[Exercise]
Take the lines from the top down to and including the one with "const legendTicks = [4, 8, 12, 16, 20, 24];" and repeat them exactly. Omit images.

[Collected material]

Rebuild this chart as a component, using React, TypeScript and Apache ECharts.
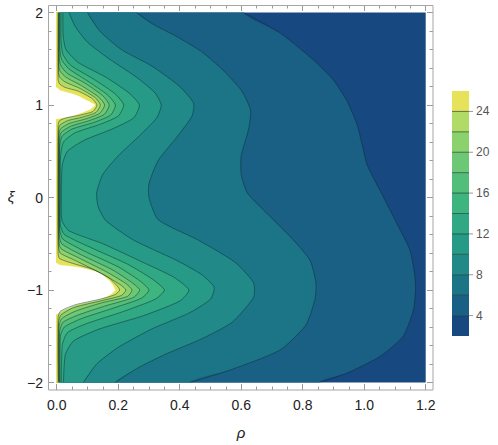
import React, { useEffect, useRef } from "react";
import * as echarts from "echarts";

// contour levels and band colours (band i lies between level i-1 and level i; band 0 = 2..4)
const levels = [4, 6, 8, 10, 12, 14, 16, 18, 20, 22, 24, 26];
const bandColors = [
  "#17487f", "#1a5f84", "#1c7587", "#218a89", "#279a87", "#30a884",
  "#3eb47f", "#52be7a", "#6cc874", "#8bd16c", "#b0db66", "#e6e35a",
];
const aboveColor = "#ffffff";
const legendTicks = [4, 8, 12, 16, 20, 24];

// contour lines as [rho, xi] points
const contour4 = [[0.607,2],[0.726,1.78],[0.834,1.49],[0.90,1.27],[0.943,1.05],[0.976,0.8],[0.995,0.55],[1.01,0.35],[1.051,0.08],[1.106,-0.28],[1.149,-0.57],[1.165,-0.85],[1.167,-1.0],[1.16,-1.22],[1.127,-1.5],[1.051,-1.72],[0.943,-1.9],[0.854,-2]];
const contour6 = [[0.26,2],[0.31,1.88],[0.39,1.74],[0.47,1.58],[0.54,1.38],[0.60,1.16],[0.63,0.95],[0.625,0.75],[0.60,0.45],[0.60,0.25],[0.62,0.05],[0.683,-0.17],[0.77,-0.46],[0.824,-0.68],[0.843,-0.92],[0.84,-1.1],[0.81,-1.38],[0.726,-1.65],[0.564,-1.865],[0.433,-2]];
const contour8 = [[0.10,2],[0.14,1.8],[0.21,1.6],[0.31,1.42],[0.40,1.2],[0.445,1.02],[0.44,0.88],[0.39,0.65],[0.33,0.4],[0.30,0.15],[0.30,0],[0.33,-0.24],[0.46,-0.46],[0.58,-0.7],[0.64,-0.92],[0.64,-1.08],[0.57,-1.35],[0.47,-1.53],[0.35,-1.7],[0.26,-1.85],[0.19,-2]];
const contour10 = [[0.04,2],[0.06,1.85],[0.1,1.68],[0.17,1.5],[0.26,1.3],[0.32,1.13],[0.34,1.0],[0.325,0.86],[0.27,0.67],[0.2,0.45],[0.15,0.25],[0.13,0.05],[0.135,-0.1],[0.16,-0.25],[0.25,-0.46],[0.39,-0.68],[0.47,-0.83],[0.512,-0.97],[0.5,-1.1],[0.43,-1.25],[0.31,-1.42],[0.2,-1.62],[0.13,-1.8],[0.087,-2]];
const contour12 = [[0.02,2],[0.021,1.75],[0.03,1.6],[0.07,1.46],[0.16,1.3],[0.235,1.13],[0.269,1.0],[0.25,0.86],[0.18,0.74],[0.09,0.62],[0.035,0.5],[0.018,0.35],[0.015,0],[0.017,-0.25],[0.04,-0.36],[0.15,-0.5],[0.28,-0.7],[0.38,-0.86],[0.43,-1.0],[0.4,-1.12],[0.28,-1.28],[0.14,-1.42],[0.055,-1.55],[0.028,-1.7],[0.022,-2]];
const contour14 = [[0.014,2],[0.014,1.7],[0.02,1.55],[0.045,1.43],[0.12,1.28],[0.19,1.12],[0.218,1.0],[0.20,0.88],[0.14,0.79],[0.06,0.7],[0.022,0.6],[0.0125,0.45],[0.0115,0],[0.012,-0.3],[0.025,-0.4],[0.11,-0.54],[0.23,-0.72],[0.31,-0.88],[0.35,-1.0],[0.32,-1.1],[0.21,-1.24],[0.10,-1.36],[0.035,-1.46],[0.018,-1.6],[0.015,-2]];
const contour16 = [[0.0105,2],[0.0105,1.6],[0.016,1.49],[0.04,1.39],[0.10,1.26],[0.165,1.11],[0.191,1.0],[0.175,0.89],[0.12,0.81],[0.05,0.74],[0.017,0.66],[0.0098,0.55],[0.0097,0],[0.0098,-0.35],[0.02,-0.45],[0.09,-0.58],[0.2,-0.75],[0.27,-0.9],[0.30,-1.0],[0.275,-1.09],[0.18,-1.2],[0.08,-1.31],[0.025,-1.4],[0.012,-1.5],[0.011,-2]];
const contour18 = [[0.0085,2],[0.0085,1.5],[0.014,1.42],[0.035,1.34],[0.09,1.24],[0.15,1.1],[0.171,1.0],[0.155,0.9],[0.105,0.83],[0.045,0.77],[0.014,0.7],[0.0083,0.6],[0.0083,-0.4],[0.016,-0.5],[0.08,-0.62],[0.18,-0.78],[0.245,-0.92],[0.27,-1.0],[0.25,-1.08],[0.16,-1.17],[0.07,-1.27],[0.02,-1.35],[0.0095,-1.45],[0.009,-2]];
const contour20 = [[0.007,2],[0.007,1.42],[0.012,1.36],[0.03,1.3],[0.08,1.21],[0.135,1.09],[0.156,1.0],[0.14,0.91],[0.095,0.85],[0.04,0.8],[0.012,0.74],[0.007,0.66],[0.007,-0.45],[0.013,-0.55],[0.07,-0.65],[0.16,-0.8],[0.225,-0.93],[0.245,-1.0],[0.23,-1.07],[0.145,-1.14],[0.06,-1.23],[0.016,-1.31],[0.0075,-1.4],[0.0075,-2]];
const contour22 = [[0.0057,2],[0.0057,1.35],[0.01,1.3],[0.027,1.25],[0.075,1.18],[0.125,1.08],[0.142,1.0],[0.128,0.92],[0.085,0.87],[0.035,0.83],[0.01,0.78],[0.0057,0.72],[0.0057,-0.52],[0.011,-0.6],[0.06,-0.68],[0.15,-0.83],[0.21,-0.95],[0.225,-1.0],[0.21,-1.06],[0.14,-1.12],[0.055,-1.19],[0.014,-1.27],[0.006,-1.35],[0.006,-2]];
const contour24 = [[0.0045,2],[0.0045,1.28],[0.009,1.23],[0.027,1.19],[0.07,1.15],[0.115,1.07],[0.131,1.0],[0.118,0.93],[0.075,0.89],[0.03,0.86],[0.009,0.83],[0.0045,0.78],[0.0045,-0.6],[0.009,-0.66],[0.05,-0.71],[0.12,-0.78],[0.17,-0.87],[0.195,-0.95],[0.205,-1.0],[0.19,-1.05],[0.14,-1.1],[0.06,-1.16],[0.012,-1.23],[0.0045,-1.3],[0.0045,-2]];
const contour26Upper = [[0,1.19],[0.01,1.16],[0.04,1.13],[0.065,1.105],[0.1,1.045],[0.124,1.0],[0.11,0.955],[0.09,0.928],[0.054,0.885],[0.02,0.862],[0,0.85]];
const contour26Lower = [[0,-0.71],[0.011,-0.73],[0.05,-0.745],[0.087,-0.765],[0.141,-0.82],[0.174,-0.91],[0.19,-1.0],[0.17,-1.06],[0.141,-1.1],[0.065,-1.16],[0.02,-1.22],[0,-1.26]];

const contourSets = [
  [contour4], [contour6], [contour8], [contour10], [contour12], [contour14],
  [contour16], [contour18], [contour20], [contour22], [contour24],
  [contour26Upper, contour26Lower],
];

const FONT = "'Liberation Sans', Arial, sans-serif";

export default function App() {
  const ref = useRef<HTMLDivElement>(null);
  useEffect(() => {
    document.body.style.margin = "0";
    const chart = echarts.init(ref.current!, null, { renderer: "svg" });
    const lineColor = "rgba(10,40,50,0.6)";

    // legend geometry
    const barX = 452, barW = 17, barTop = 91, barBottom = 336;
    const vMin = 2, vMax = 26;
    const vy = (v: number) => barBottom - ((v - vMin) / (vMax - vMin)) * (barBottom - barTop);
    const legendEls: any[] = [];
    const bounds = [vMin, ...levels.slice(0, -1), vMax];
    for (let i = 0; i < bandColors.length; i++) {
      const y1 = vy(bounds[i + 1]);
      const y0 = vy(bounds[i]);
      legendEls.push({ type: "rect", shape: { x: barX, y: y1, width: barW, height: y0 - y1 }, style: { fill: bandColors[i] } });
    }
    levels.slice(0, -1).forEach((l) => {
      legendEls.push({ type: "line", shape: { x1: barX, y1: vy(l), x2: barX + barW, y2: vy(l) }, style: { stroke: "rgba(10,40,40,0.6)", lineWidth: 1 } });
    });
    legendTicks.forEach((t) => {
      legendEls.push({ type: "line", shape: { x1: barX + barW, y1: vy(t), x2: barX + barW + 4, y2: vy(t) }, style: { stroke: "#999", lineWidth: 1 } });
      legendEls.push({ type: "text", x: barX + barW + 7, y: vy(t), style: { text: String(t), fill: "#555", fontSize: 12, fontFamily: FONT, verticalAlign: "middle", align: "left" } });
    });

    const tickStyle = { color: "#9a9a9a", width: 1 };
    const hiddenLine = { show: false, onZero: false };
    const segPoly = (seg: number[][]) => {
      const first = seg[0];
      const last = seg[seg.length - 1];
      const pre = first[1] >= 1.99 ? [[-0.2, 2.4], [first[0], 2.4]] : [[-0.2, first[1]]];
      const post = last[1] <= -1.99 ? [[last[0], -2.4], [-0.2, -2.4]] : [[-0.2, last[1]]];
      return [...pre, ...seg, ...post];
    };
    const option: any = {
      animation: false,
      grid: { left: 56.7, top: 12.5, width: 369, height: 370, show: true, backgroundColor: bandColors[0], borderWidth: 0 },
      xAxis: [
        {
          type: "value", min: 0, max: 1.2, interval: 0.2, position: "bottom", offset: 7.5,
          axisLine: hiddenLine, splitLine: { show: false },
          axisTick: { show: true, inside: true, length: 6, lineStyle: tickStyle },
          minorTick: { show: true, splitNumber: 4, length: 3.5, lineStyle: tickStyle },
          axisLabel: { color: "#222", fontSize: 14, fontFamily: FONT, margin: 8, formatter: (v: number) => v.toFixed(1) },
        },
        {
          type: "value", min: 0, max: 1.2, interval: 0.2, position: "top", offset: 7.5,
          axisLine: hiddenLine, splitLine: { show: false },
          axisTick: { show: true, inside: true, length: 6, lineStyle: tickStyle },
          minorTick: { show: true, splitNumber: 4, length: 3.5, lineStyle: tickStyle },
          axisLabel: { show: false },
        },
      ],
      yAxis: [
        {
          type: "value", min: -2, max: 2, interval: 1, position: "left", offset: 8.7,
          axisLine: hiddenLine, splitLine: { show: false },
          axisTick: { show: true, inside: true, length: 6, lineStyle: tickStyle },
          minorTick: { show: true, splitNumber: 5, length: 3.5, lineStyle: tickStyle },
          axisLabel: { color: "#222", fontSize: 14, fontFamily: FONT, margin: 5, formatter: (v: number) => (v < 0 ? "\u2212" + Math.abs(v) : String(v)) },
        },
        {
          type: "value", min: -2, max: 2, interval: 1, position: "right", offset: 7.3,
          axisLine: hiddenLine, splitLine: { show: false },
          axisTick: { show: true, inside: true, length: 6, lineStyle: tickStyle },
          minorTick: { show: true, splitNumber: 5, length: 3.5, lineStyle: tickStyle },
          axisLabel: { show: false },
        },
      ],
      series: [
        {
          type: "custom",
          coordinateSystem: "cartesian2d",
          clip: true,
          silent: true,
          z: 2,
          data: levels.map((l, i) => [i, l]),
          renderItem: (params: any, api: any) => {
            const idx = params.dataIndex;
            const fill = idx + 1 < bandColors.length ? bandColors[idx + 1] : aboveColor;
            return {
              type: "group",
              children: contourSets[idx].map((seg: number[][]) => ({
                type: "polygon",
                shape: { points: segPoly(seg).map((p) => api.coord(p)), smooth: 0.2 },
                style: { fill, stroke: fill, lineWidth: 0.3 },
              })),
            };
          },
        },
        {
          type: "custom",
          coordinateSystem: "cartesian2d",
          clip: true,
          silent: true,
          z: 3,
          data: levels.slice(0, -1).map((l, i) => [i, l]),
          renderItem: (params: any, api: any) => {
            const idx = params.dataIndex;
            return {
              type: "group",
              children: contourSets[idx].map((seg: number[][]) => ({
                type: "polyline",
                shape: { points: seg.map((p) => api.coord(p)), smooth: 0.2 },
                style: { fill: "none", stroke: lineColor, lineWidth: 0.8 },
              })),
            };
          },
        },
      ],
      graphic: [
        { type: "rect", shape: { x: 48.5, y: 5.5, width: 384.5, height: 384.5 }, style: { fill: "none", stroke: "#a6a6a6", lineWidth: 1 }, z: 10 },
        { type: "text", x: 241, y: 432, style: { text: "ρ", fill: "#222", fontSize: 15, fontStyle: "italic", fontFamily: FONT, align: "center", verticalAlign: "middle" } },
        { type: "text", x: 11, y: 196, style: { text: "ξ", fill: "#222", fontSize: 15, fontStyle: "italic", fontFamily: FONT, align: "center", verticalAlign: "middle" } },
        ...legendEls,
      ],
    };
    chart.setOption(option);
    return () => chart.dispose();
  }, []);
  return <div ref={ref} style={{ width: 498, height: 445 }} />;
}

[Task answer]
Rebuild this chart as a component, using React, TypeScript and Apache ECharts.
import React, { useEffect, useRef } from "react";
import * as echarts from "echarts";

// contour levels and band colours (band i lies between level i-1 and level i; band 0 = 2..4)
const levels = [4, 6, 8, 10, 12, 14, 16, 18, 20, 22, 24, 26];
const bandColors = [
  "#17487f", "#1a5f84", "#1c7587", "#218a89", "#279a87", "#30a884",
  "#3eb47f", "#52be7a", "#6cc874", "#8bd16c", "#b0db66", "#e6e35a",
];
const aboveColor = "#ffffff";
const legendTicks = [4, 8, 12, 16, 20, 24];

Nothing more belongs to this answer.